## Exercise brief
Take the lines from the top down to and including the one with "import plotly.graph_objects as go" and repeat them exactly. Omit images.

## Stored data
· · · · ·

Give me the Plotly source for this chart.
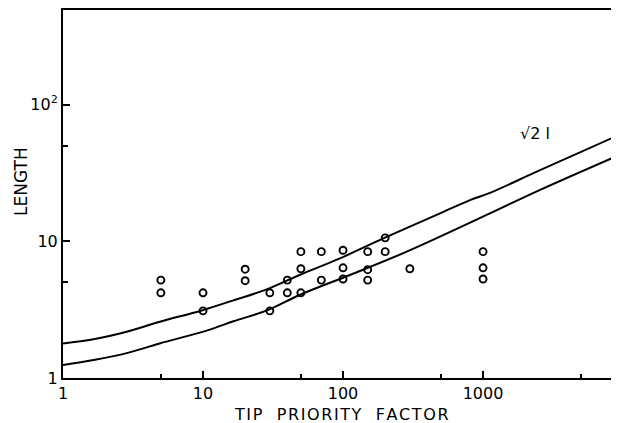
import plotly.graph_objects as go

# Observed data points (tip priority factor, length)
pts_x = [5, 5, 10, 10, 20, 20, 30, 30, 40, 40, 50, 50, 50, 70, 70,
         100, 100, 100, 150, 150, 150, 200, 200, 300, 1000, 1000, 1000]
pts_y = [5.2, 4.2, 4.2, 3.1, 6.25, 5.15, 4.2, 3.1, 5.2, 4.2, 8.4, 6.3, 4.2, 8.4, 5.2,
         8.6, 6.4, 5.3, 8.4, 6.2, 5.2, 10.6, 8.4, 6.3, 8.4, 6.4, 5.3]

# Upper curve (sqrt(2) l)
upper_x = [1, 1.65, 2.85, 4.93, 9.8, 16.5, 28.5, 49, 95, 194, 493, 807, 1122, 2417, 9360]
upper_y = [1.79, 1.92, 2.18, 2.58, 3.12, 3.7, 4.45, 5.67, 7.5, 10.5, 16.0, 20.0, 22.6, 32.3, 60]

# Lower curve (l)
lower_x = [1, 1.65, 2.85, 4.9, 10.9, 16.5, 29, 49, 112, 285, 1120, 2400, 9400]
lower_y = [1.245, 1.355, 1.52, 1.79, 2.24, 2.6, 3.14, 4.05, 5.67, 8.4, 16.0, 23.1, 42.8]

x_tick_vals = [1, 10, 100, 1000]
x_tick_text = ["1", "10", "100", "1000"]
x_minor_vals = [5, 50, 500, 5000]
y_tick_vals = [1, 10, 100]
y_tick_text = ["1", "10", "10<sup>2</sup>"]
y_minor_vals = [5, 50]

FONT = "DejaVu Sans"
LETTER_GAP = "\u200a"          # hair space between letters
WORD_GAP = "\u2009\u2002\u2009"  # wider gap between words


def spaced(s):
    return WORD_GAP.join(LETTER_GAP.join(w) for w in s.split(" "))


fig = go.Figure()
fig.add_trace(go.Scatter(x=upper_x, y=upper_y, mode="lines",
                         line=dict(color="black", width=2, shape="spline", smoothing=1),
                         showlegend=False, hoverinfo="skip"))
fig.add_trace(go.Scatter(x=lower_x, y=lower_y, mode="lines",
                         line=dict(color="black", width=2, shape="spline", smoothing=1),
                         showlegend=False, hoverinfo="skip"))
fig.add_trace(go.Scatter(x=pts_x, y=pts_y, mode="markers",
                         marker=dict(symbol="circle-open", size=7, color="black",
                                     line=dict(width=1.9, color="black")),
                         showlegend=False))

# page body has an 8px margin, so the figure is shifted by 8px
fig.update_layout(
    width=611, height=415,
    margin=dict(l=55, r=0, t=2, b=45),
    paper_bgcolor="white", plot_bgcolor="white",
    font=dict(family=FONT, size=16, color="black"),
    xaxis=dict(type="log", range=[0, 3.971], showgrid=False, zeroline=False,
               showline=True, linecolor="black", linewidth=2, mirror=True,
               tickmode="array", tickvals=x_tick_vals, ticktext=x_tick_text,
               ticks="inside", ticklen=7, tickwidth=1.5, tickcolor="black",
               ticklabelstandoff=0,
               minor=dict(tickmode="array", tickvals=x_minor_vals, ticks="inside",
                          ticklen=4, tickwidth=1.5, tickcolor="black", showgrid=False)),
    yaxis=dict(type="log", range=[0, 2.692], showgrid=False, zeroline=False,
               showline=True, linecolor="black", linewidth=2, mirror=False,
               tickmode="array", tickvals=y_tick_vals, ticktext=y_tick_text,
               ticks="inside", ticklen=7, tickwidth=1.5, tickcolor="black",
               ticklabelstandoff=0,
               minor=dict(tickmode="array", tickvals=y_minor_vals, ticks="inside",
                          ticklen=5, tickwidth=1.5, tickcolor="black", showgrid=False)),
)

fig.add_annotation(text=spaced("TIP PRIORITY FACTOR"), xref="paper", yref="paper",
                   x=(341 - 63) / 556, y=-(414 - 378) / 368, showarrow=False,
                   font=dict(family=FONT, size=16), xanchor="center", yanchor="middle")
fig.add_annotation(text="LENGTH", xref="paper", yref="paper",
                   x=-(63 - 21) / 556, y=(378 - 182) / 368, showarrow=False,
                   textangle=-90, font=dict(family=FONT, size=17),
                   xanchor="center", yanchor="middle")
fig.add_annotation(text="\u221a2 l", x=3.37, y=1.79, showarrow=False,
                   font=dict(family=FONT, size=16), xanchor="center", yanchor="middle")

fig.write_html("out.html")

· · · · ·

## The result
Give me the Plotly source for this chart.
import plotly.graph_objects as go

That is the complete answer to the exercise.